Sticky sessions warning: If your site has logins, you might think sticky sessions solve the "logged out randomly" problem. They do, but they create a worse problem: if a user's assigned server goes down, they lose their session entirely. Better solution: store sessions in Redis so any server can serve any user.

Varnish Cache

Varnish sits between the load balancer and backends. It caches responses in RAM and serves them directly for subsequent requests. For a news site, 90% cache hit rate is a good target - meaning 90% of requests never touch your backend.

Why this matters: News sites have read-heavy traffic. Thousands of people reading the same article shouldn't each trigger a database query. Caching cuts server costs and improves response times dramatically.

Installation: Install Varnish directly on VMs, not inside Docker. You want maximum RAM performance with no container overhead.

High availability: Run two Varnish servers on separate machines. If one dies, the other keeps serving. Both should connect to all backends (full mesh topology). If each Varnish only knows half the backends, losing one Varnish effectively loses half your backend capacity too.

Grace mode: Critical for news sites.
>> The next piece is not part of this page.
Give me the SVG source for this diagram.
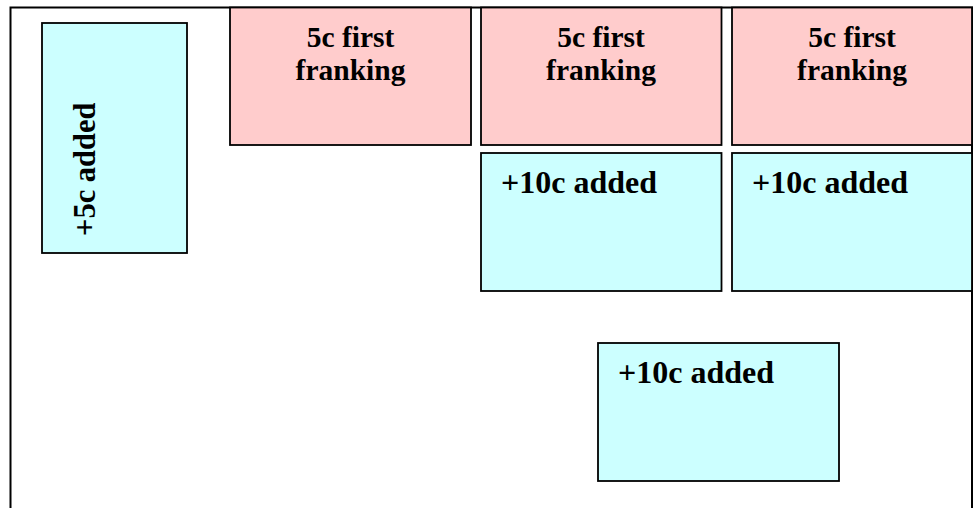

Configure Varnish to serve stale content if backends become unavailable. During an outage, users still see cached articles instead of error pages. This buys time to fix issues without total downtime.

Cache invalidation: When editors update an article, the backend notifies Varnish to purge that specific URL. TTL can be 30 seconds for dynamic content or hours for static pages.

Backend Servers

Docker containers run on VMs, providing consistent environments across development and production. No more "works on my machine" problems.

Capacity planning: Target 40-60% CPU utilization during normal traffic. Never let servers run above 80% baseline. Here's why: if you're at 80% and a traffic spike hits, servers hit 100% and stop responding entirely. Worse, the load balancer redirects that traffic to remaining servers, which then also crash. This cascade can take down your entire system.

Sizing rule: Calculate how many users you can serve at 50% utilization, estimate your peak traffic, then add one extra server as buffer.

MongoDB

MongoDB runs as a replica set: one primary handles writes, secondaries replicate data and can serve reads.

Always use odd numbers: MongoDB nodes vote to elect a primary. With even numbers, you can get split votes. Use 3 nodes (1 primary, 2 secondary) or add an arbiter if you must use even numbers.

Election flapping: A common mistake. Without proper priority settings, minor network hiccups trigger new elections. Nodes keep voting for a new primary, and during elections the database can't accept writes. Your backend starts failing. Fix: assign explicit priorities to nodes so elections only happen when actually needed.

Installation: Like Varnish, install MongoDB directly on VMs for better disk I/O. Each node on a separate machine for fault tolerance.

Redis

Redis handles two things: session storage (so users don't lose logins when load balancer routes them to different servers) and editor coordination (tracking who's editing which article to prevent conflicts).

What This Architecture Does Well

Fast development: Monolithic structure means all code in one place. Easy to understand and deploy.
High read performance: Varnish handles most traffic without touching the backend.
Reliable: Redundancy at each layer (2 Varnish servers, multiple backends, MongoDB replica set).
Straightforward operations: Standard tools, well-documented patterns, easy to find help when things break.

Where It Breaks Down

The admin side is where problems emerge. A news portal isn't just serving articles - it's ingesting content from 20-30 external sources (news agencies, RSS feeds, social media). Editors monitor incoming content, approve auto-generated articles, or write from scratch.

In a monolith, these workflows run as chains of operations: receive content → process → store → notify editors → publish → purge cache → update sitemap → notify Google. When something fails mid-chain:

Hard to identify where it failed
No way to replay failed operations
One failure can block the entire chain
Debugging requires tracing through the full monolith

We added CQRS (Command Query Responsibility Segregation) to separate read and write paths. It helped, but didn't fully solve the problem.

Why Microservices Become Necessary

The core issue: monolithic architecture can't isolate failures. When you have 20+ external integrations and complex editorial workflows, you need:

Independent services: If the Google indexing service fails, article publishing should still work.
Event-driven communication: Services publish events to a message queue. Other services consume them when ready. Failed events can be retried without blocking anything.
Granular scaling: Scale only the services under load, not the entire application.
Isolated deployments: Update one service without risking the whole system.

This monolithic setup works for serving content to readers. But the admin side's complexity - external integrations, workflows, chain reactions - pushes toward microservices with proper event sourcing.

What This Project Shows

I'm not presenting this as a perfect architecture. I'm showing how I evaluate trade-offs: when simplicity wins, when it costs you, and how to recognize when a system has outgrown its architecture. Understanding these inflection points matters more than memorizing technology choices.